The film was notable for its accurate description of cloning science (which, at the time of its release, was still regarded as far-fetched), and for bringing Olivier his ninth and last Academy Award nomination for an acting role - ironically, his previous one had been two years before for Marathon Man (1976), in which he played a Nazi war criminal.

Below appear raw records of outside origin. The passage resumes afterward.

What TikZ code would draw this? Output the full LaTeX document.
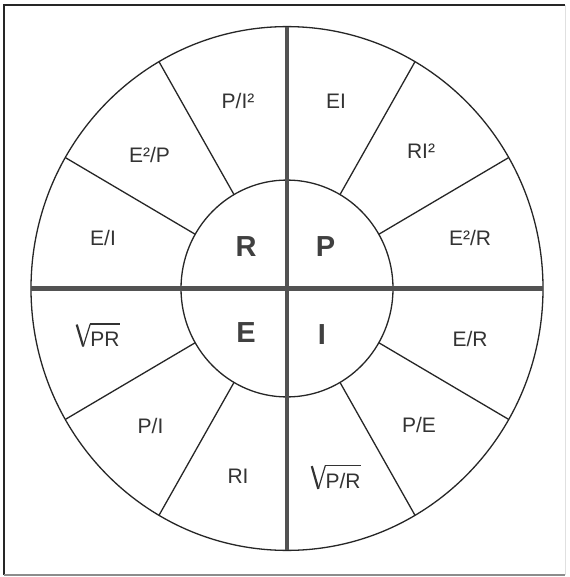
\documentclass[tikz,border=0pt]{standalone}
\usepackage{fontspec}
\setmainfont{Liberation Sans}
\usetikzlibrary{calc}
\tikzset{
  thinline/.style={draw=black!85, line width=1.3pt},
  thickline/.style={draw=black!68, line width=4.8pt},
  outerlbl/.style={font=\fontsize{21}{24}\selectfont, text=black!80, inner sep=0pt},
  innerlbl/.style={font=\fontsize{29}{32}\selectfont\bfseries, text=black!75, inner sep=0pt},
  radline/.style={draw=black!80, line width=1.2pt},
  radthick/.style={draw=black!80, line width=2.2pt},
}
\begin{document}
\begin{tikzpicture}[x=1pt,y=-1pt]
\useasboundingbox (0,0) rectangle (569,577);
\fill[white] (0,0) rectangle (569,577);
% border
\draw[black!85, line width=1.5pt] (4,575) -- (4,5) -- (565,5);
\draw[black!45, line width=1.3pt] (4,575) -- (565,575);
\draw[black!12, line width=0.8pt] (565,5) -- (565,575);
\begin{scope}[shift={(287,288.5)}, yscale=1.023]
  \draw[thinline] (0,0) circle (256);
  \draw[thinline] (0,0) circle (106);
  \foreach \a in {30,60,120,150,210,240,300,330}
    \draw[thinline] (\a:106) -- (\a:256);
  \coordinate (top) at (0,-256);
  \coordinate (bot) at (0,256);
  \coordinate (lft) at (-256,0);
  \coordinate (rgt) at (256,0);
  \draw[thickline] (top) -- (bot);
  \draw[thickline] (lft) -- (rgt);
\end{scope}
% inner letters
\node[innerlbl] (R) at (246,246.5) {R};
\node[innerlbl] (P) at (325.5,246.5) {P};
\node[innerlbl] (E) at (246,333) {E};
\node[innerlbl] (I) at (322,334.5) {I};
% outer labels
\node[outerlbl] (PI2) at (238,101) {P/I²};
\node[outerlbl] (EI) at (336,101) {EI};
\node[outerlbl] (RI2) at (421,151) {RI²};
\node[outerlbl] (E2R) at (470,238) {E²/R};
\node[outerlbl] (ER) at (470,339) {E/R};
\node[outerlbl] (PE) at (419,425) {P/E};
\node[outerlbl] (RI) at (238,476) {RI};
\node[outerlbl] (PI) at (150.5,426) {P/I};
\node[outerlbl] (EoI) at (103,238) {E/I};
\node[outerlbl] (E2P) at (149.5,155) {E²/P};
% square roots
\node[outerlbl] (SPR) at (105,339) {PR};
\node[outerlbl] (SPR2) at (343,481) {P/R};
\foreach \n in {SPR,SPR2}{
  \coordinate (\n ol) at ($(\n.north west)+(0,-7.5)$);
  \draw[radline] ($(\n ol)+(-0.5,0)$) -- ($(\n.north east)+(0.5,-7.5)$);
  \draw[radthick] ($(\n ol)+(-13.5,0.5)$) -- ($(\n.south west)+(-7,0)$);
  \draw[radline] ($(\n.south west)+(-7,0)$) -- (\n ol);
}
\end{tikzpicture}
\end{document}
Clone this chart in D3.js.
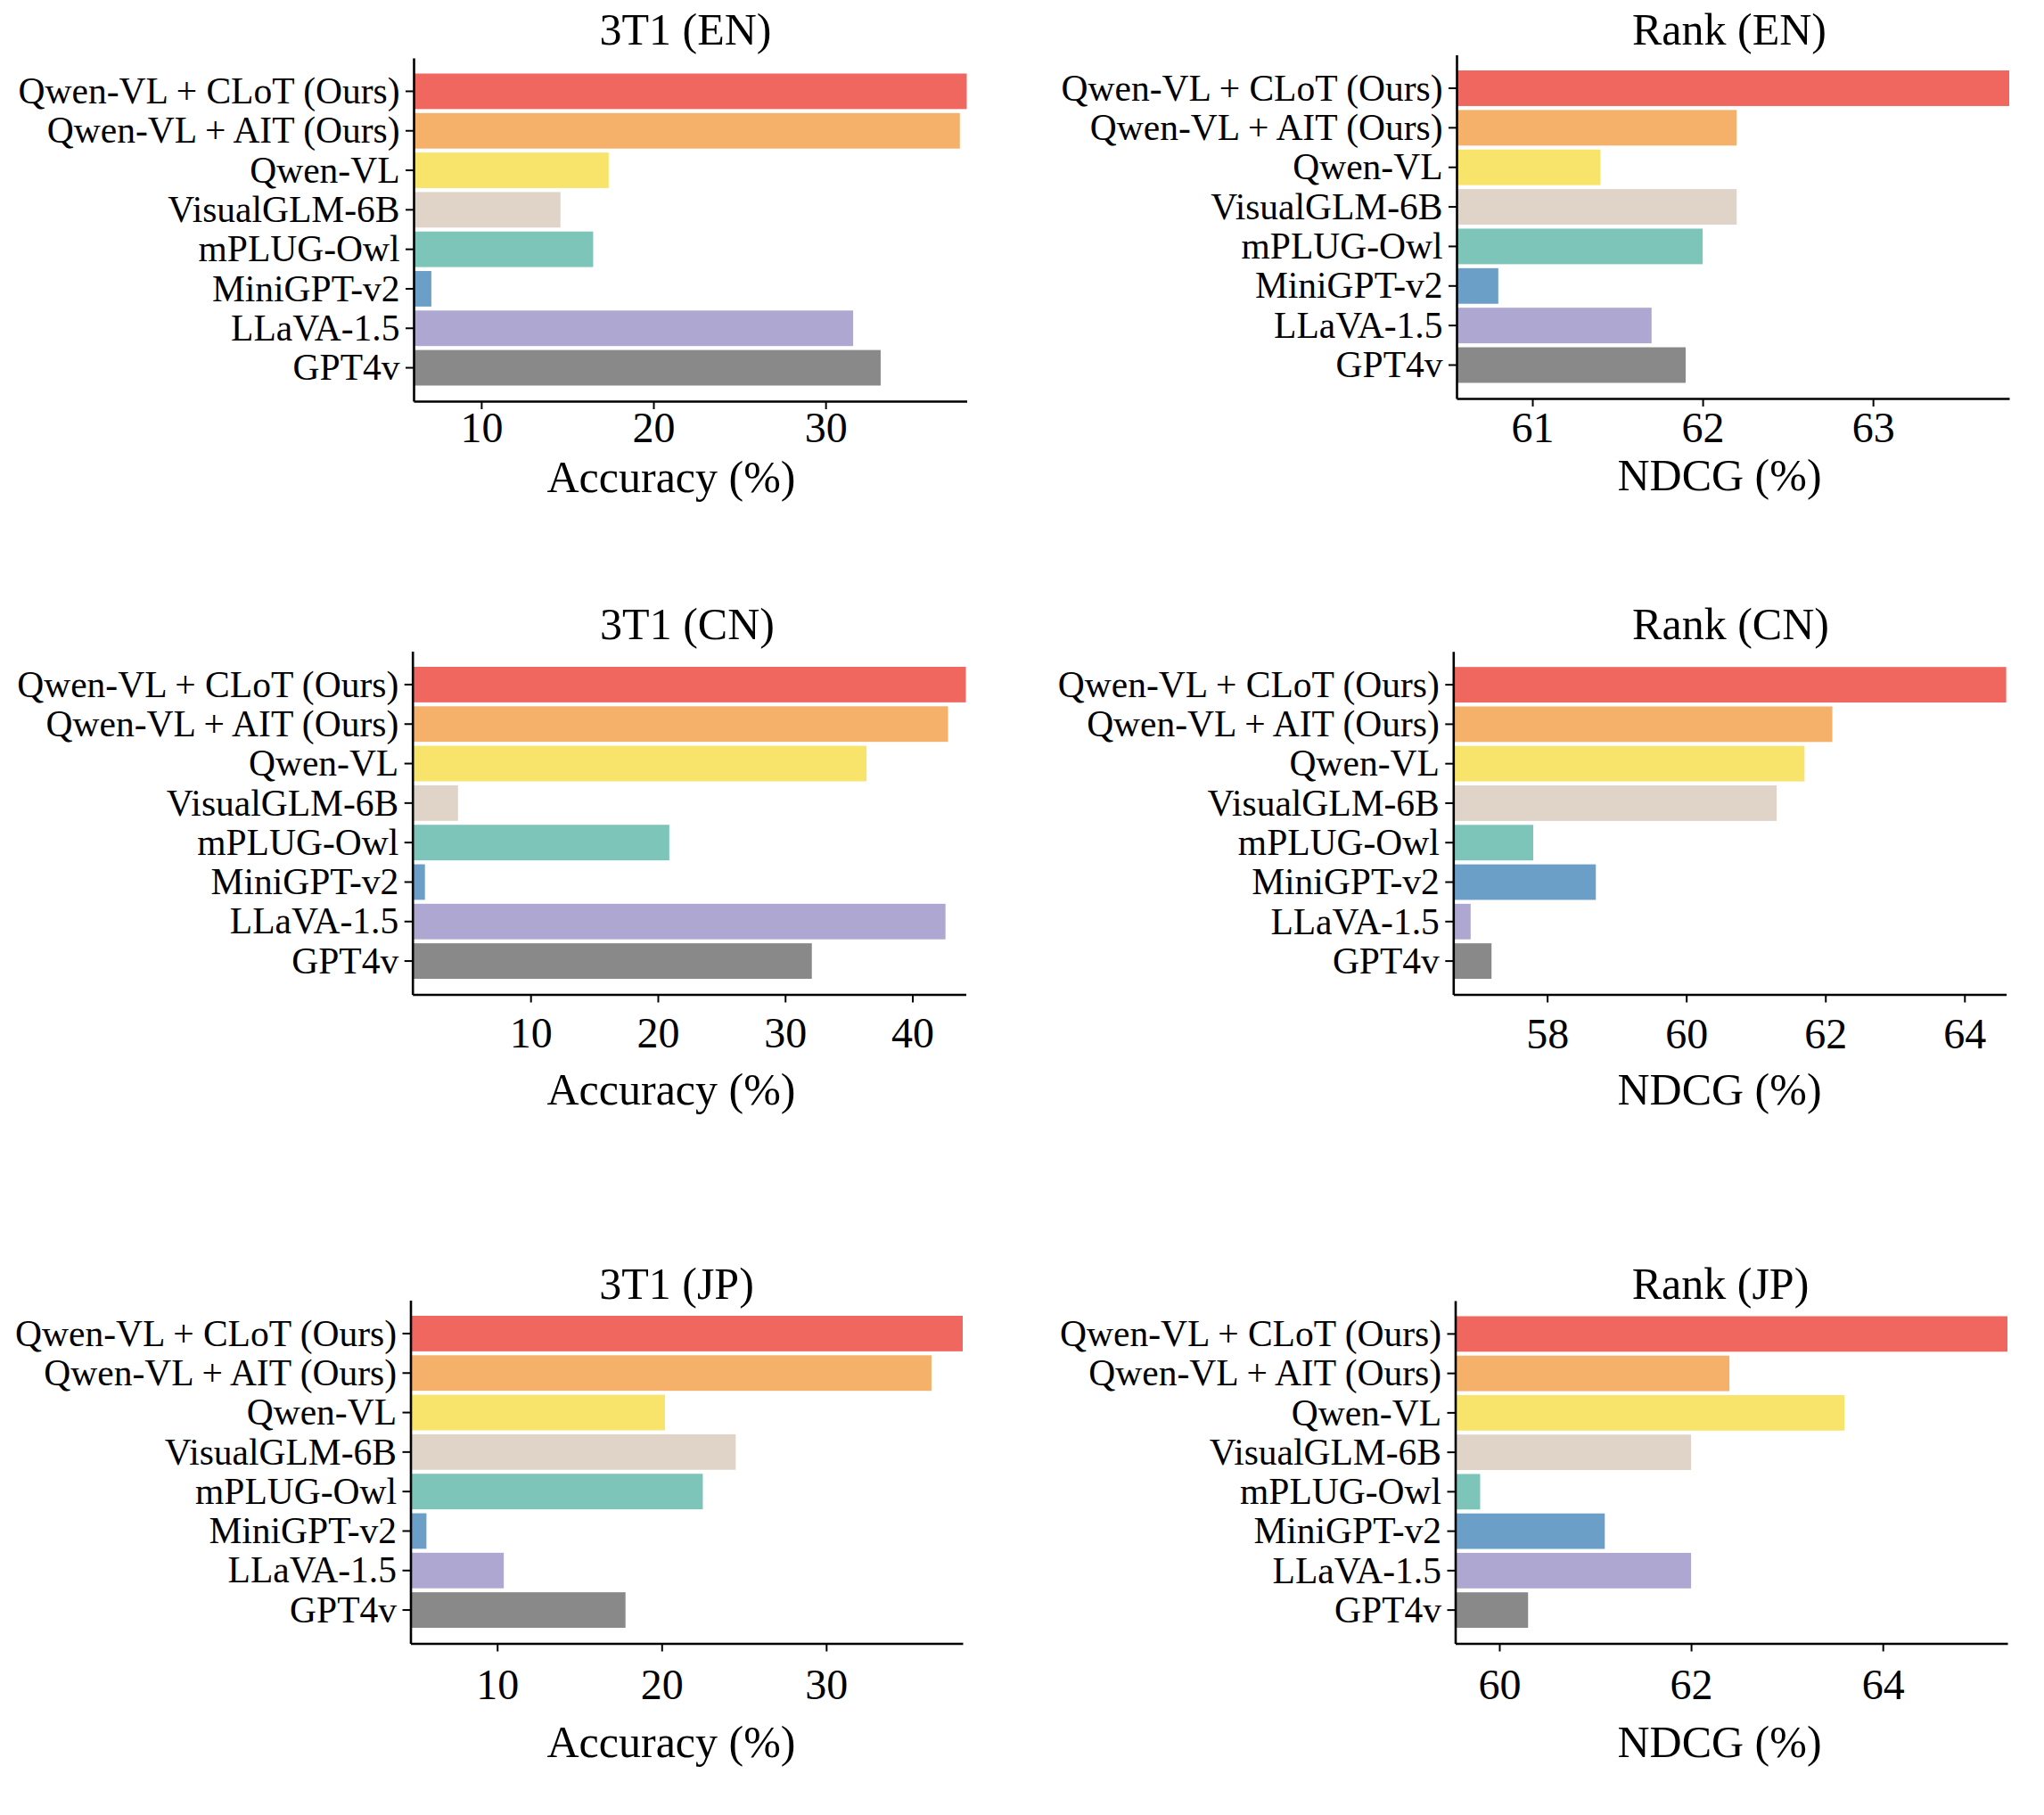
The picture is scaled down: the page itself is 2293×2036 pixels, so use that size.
<!DOCTYPE html>
<html>
<head>
<meta charset="utf-8">
<script src="https://cdn.jsdelivr.net/npm/d3@7"></script>
<style>
  body { margin: 0; background: #fff; }
  text { font-family: "Liberation Serif", "Times New Roman", Times, serif; fill: #000; }
</style>
</head>
<body>
<svg id="chart" width="2293" height="2036"></svg>
<script>
// ---------- data ----------
const models = [
  "Qwen-VL + CLoT (Ours)",
  "Qwen-VL + AIT (Ours)",
  "Qwen-VL",
  "VisualGLM-6B",
  "mPLUG-Owl",
  "MiniGPT-v2",
  "LLaVA-1.5",
  "GPT4v"
];
const barColors = ["#EF675E", "#F5B06A", "#F9E46B", "#E0D4C9", "#7DC5B9", "#6C9FC8", "#ADA7D2", "#898989"];

const en3T1   = [38.2, 37.8, 17.4, 14.6, 16.5, 7.1, 31.6, 33.2];
const enRank  = [63.8, 62.2, 61.4, 62.2, 62.0, 60.8, 61.7, 61.9];
const cn3T1   = [44.2, 42.8, 36.4, 4.3, 20.9, 1.7, 42.6, 32.1];
const cnRank  = [64.6, 62.1, 61.7, 61.3, 57.8, 58.7, 56.9, 57.2];
const jp3T1   = [38.3, 36.4, 20.2, 24.5, 22.5, 5.7, 10.4, 17.8];
const jpRank  = [65.3, 62.4, 63.6, 62.0, 59.8, 61.1, 62.0, 60.3];

const panelTitles = ["3T1 (EN)", "Rank (EN)", "3T1 (CN)", "Rank (CN)", "3T1 (JP)", "Rank (JP)"];
const panelXLabels = ["Accuracy (%)", "NDCG (%)", "Accuracy (%)", "NDCG (%)", "Accuracy (%)", "NDCG (%)"];
const panelTicks = [[10, 20, 30], [61, 62, 63], [10, 20, 30, 40], [58, 60, 62, 64], [10, 20, 30], [60, 62, 64]];
const panelXMin = [6.07, 60.555, 0.72, 56.65, 4.73, 59.54];
const panelValues = [en3T1, enRank, cn3T1, cnRank, jp3T1, jpRank];

// ---------- layout (pixel geometry) ----------
const layout = [
  {x0: 464,    x1: 1084.5, y0: 65,    y1: 450,    titleX: 769,    titleY: 50,   tickY: 496,  labX: 753,  labY: 552},
  {x0: 1634,   x1: 2254,   y0: 61.5,  y1: 447,    titleX: 1940,   titleY: 50,   tickY: 496,  labX: 1929, labY: 550},
  {x0: 462.7,  x1: 1083.5, y0: 730.5, y1: 1115.5, titleX: 771,    titleY: 717,  tickY: 1175, labX: 753,  labY: 1239},
  {x0: 1630.3, x1: 2250.6, y0: 730.7, y1: 1115.5, titleX: 1941.5, titleY: 717,  tickY: 1176, labX: 1929, labY: 1239},
  {x0: 460.5,  x1: 1080,   y0: 1458.5,y1: 1843.5, titleX: 759,    titleY: 1457, tickY: 1906, labX: 753,  labY: 1971},
  {x0: 1632.5, x1: 2252,   y0: 1459,  y1: 1843.5, titleX: 1930,   titleY: 1457, tickY: 1906, labX: 1929, labY: 1971}
];

const svg = d3.select("#chart");
svg.append("rect").attr("width", 2293).attr("height", 2036).attr("fill", "#fff");

const colorScale = d3.scaleOrdinal().domain(models).range(barColors);

panelValues.forEach((vals, i) => {
  const L = layout[i];
  const data = models.map((m, k) => ({model: m, value: vals[k]}));
  const x = d3.scaleLinear().domain([panelXMin[i], d3.max(vals)]).range([L.x0, L.x1]);
  const y = d3.scaleBand().domain(models).range([L.y0, L.y1]).paddingInner(0.1).paddingOuter(0.395);

  const g = svg.append("g");

  // bars
  g.selectAll("rect.bar").data(data).join("rect")
    .attr("class", "bar")
    .attr("x", x(panelXMin[i]))
    .attr("y", d => y(d.model))
    .attr("width", d => x(d.value) - x(panelXMin[i]))
    .attr("height", y.bandwidth())
    .attr("fill", d => colorScale(d.model));

  // x axis
  const xa = g.append("g")
    .attr("transform", `translate(0,${L.y1})`)
    .call(d3.axisBottom(x).tickValues(panelTicks[i]).tickFormat(d3.format("d")).tickSize(9).tickSizeOuter(0));
  xa.select(".domain").attr("stroke", "#000").attr("stroke-width", 2.6);
  xa.selectAll(".tick line").attr("stroke", "#000").attr("stroke-width", 2);
  xa.selectAll(".tick text")
    .attr("y", L.tickY - L.y1).attr("dy", null)
    .style("font-size", "48px")
    .style("font-family", '"Liberation Serif", "Times New Roman", serif')
    .attr("fill", "#000");

  // y axis
  const ya = g.append("g")
    .attr("transform", `translate(${L.x0},0)`)
    .call(d3.axisLeft(y).tickSize(9).tickPadding(6.5).tickSizeOuter(0));
  ya.select(".domain").attr("stroke", "#000").attr("stroke-width", 2.6);
  ya.selectAll(".tick line").attr("stroke", "#000").attr("stroke-width", 2);
  ya.selectAll(".tick text")
    .attr("dy", "0.33em")
    .style("font-size", "41.5px")
    .style("font-family", '"Liberation Serif", "Times New Roman", serif')
    .attr("fill", "#000");

  // title
  g.append("text")
    .attr("x", L.titleX).attr("y", L.titleY)
    .attr("text-anchor", "middle")
    .style("font-size", "50px")
    .text(panelTitles[i]);

  // x label
  g.append("text")
    .attr("x", L.labX).attr("y", L.labY)
    .attr("text-anchor", "middle")
    .style("font-size", "50px")
    .text(panelXLabels[i]);
});
</script>
</body>
</html>
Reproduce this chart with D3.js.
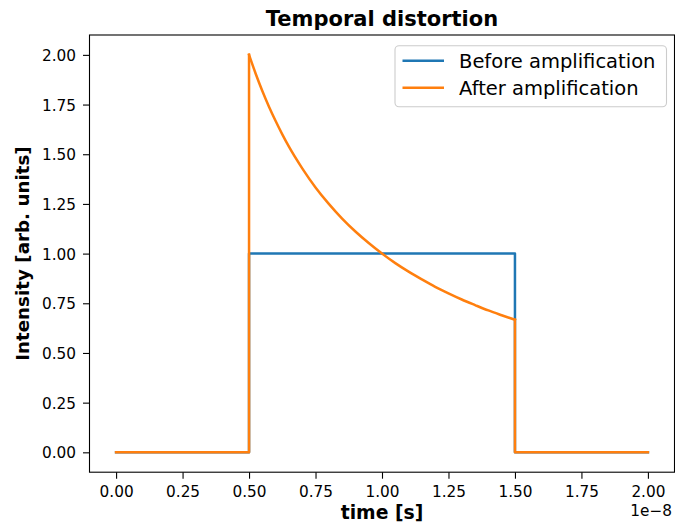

The following weapons were used in the film The Boys from Brazil:
When the Nazis destroy Dr. Josef Mengele's (Gregory Peck) Paraguayan laboratory, Dietrich Hessen (Sky Dumont) and Arnold Schwimmer (Wolf Kahler) carry M16 assault rifles. The guns aren't used onscreen, but are presumably used to kill Mengele's Paraguayan servants and bodyguards offscreen, as we hear gunfire and see the people lying dead on the ground.
Single Shot Shotgun
Dr. Josef Mengele (Gregory Peck) carries a Browning Hi-Power as his personal weapon. He uses it to kill Henry Wheelock (John Dehner) as part of his scheme to recreate the childhood of Adolf Hitler, as Wheelock's adopted son, Bobby, is (unknown to Wheelock) a clone of Hitler.